Degradation and SEI Evolution in Alloy Anodes Revealed by Correlative Liquid-Cell Electrochemistry and Cryogenic Microscopy

TL;DR

This study combines advanced cryogenic microscopy and electrochemical techniques to visualize and understand the dynamic evolution of solid electrolyte interphase and lithium alloying in alloy anodes, revealing degradation mechanisms.

Contribution

It introduces a correlative operando characterization workflow that captures interfacial processes in alloy anodes with high spatial and chemical resolution.

Findings

Heterogeneous SEI formation observed at the solid-liquid interface.

Lithium carbonate-rich inner SEI layers identified.

Retention of elemental lithium along grain boundaries and lithium loss mechanisms.

Abstract

Understanding solid liquid interfaces at high spatial and chemical resolution is crucial for advancing electrochemical energy storage technologies, yet this remains a persistent challenge due to the lack of characterisation techniques that can capture dynamic processes and preserve fragile interfacial chemistries.

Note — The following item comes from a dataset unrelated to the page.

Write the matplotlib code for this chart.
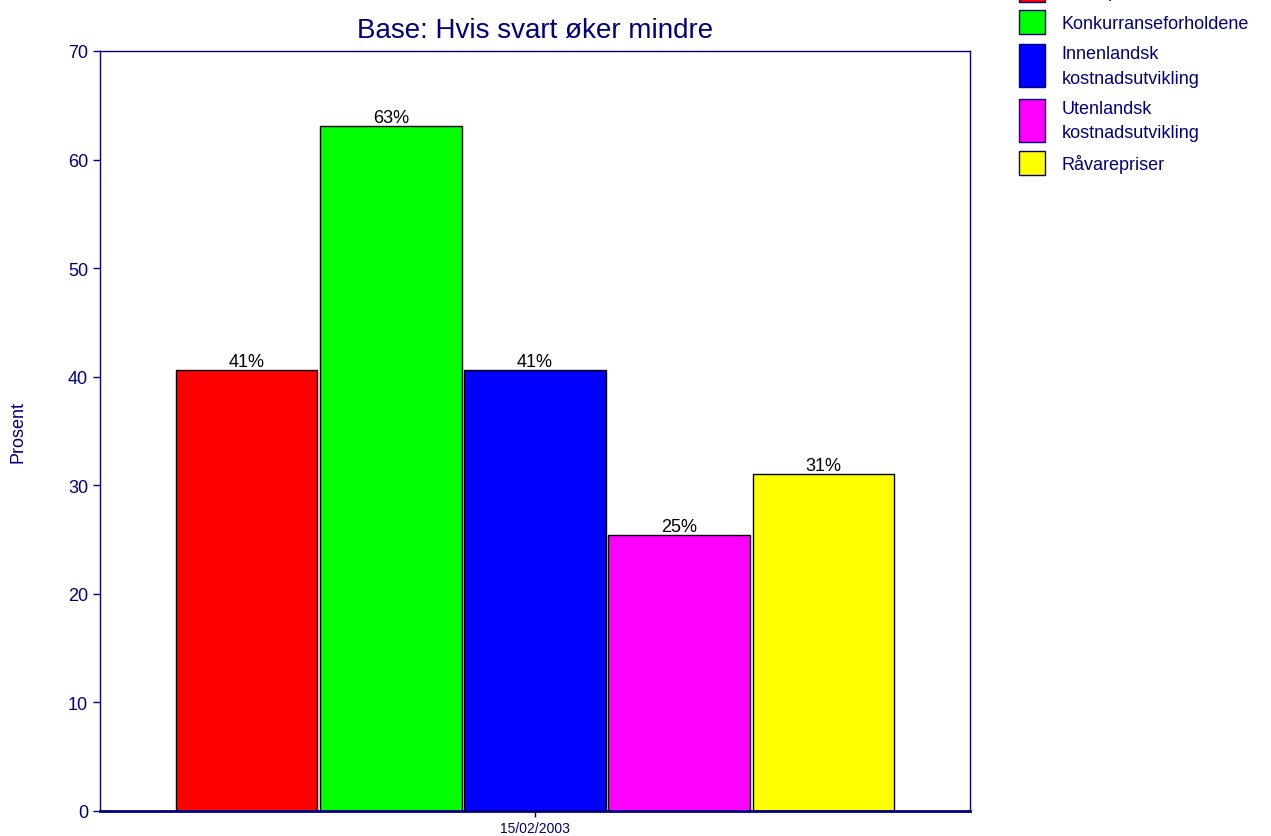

In lithium ion batteries, interfacial phenomena such as lithium alloying, solid electrolyte interphase formation, and electrode degradation play a decisive role in capacity retention and failure mechanisms but are difficult to observe in their native state due to high mobility, reactivity, and low atomic number of lithium. Here, we use a recently introduced correlative operando characterisation approach that integrates electrochemical liquid cell transmission electron microscopy with cryogenic atom probe tomography to resolve the evolution of a platinum alloy anode at the solid liquid interface during electrochemical cycling. This correlative, cryo enabled workflow reveals spatially heterogeneous SEI formation, the presence of lithium carbonate rich inner SEI layers, and the retention of elemental lithium within the platinum electrode, most likely trapped along grain boundaries. Additionally, we observe the formation of mossy lithium structures and irreversible lithium loss through dead lithium accumulation. Our results provide direct mechanistic insight into lithium alloying and degradation pathways in alloy based anodes and establish a generalised platform for probing dynamic electrochemical interfaces with complementary structural and chemical sensitivity. The methodology is broadly applicable to next generation electrode materials and electrochemical devices where interfacial dynamics dictate performance and stability.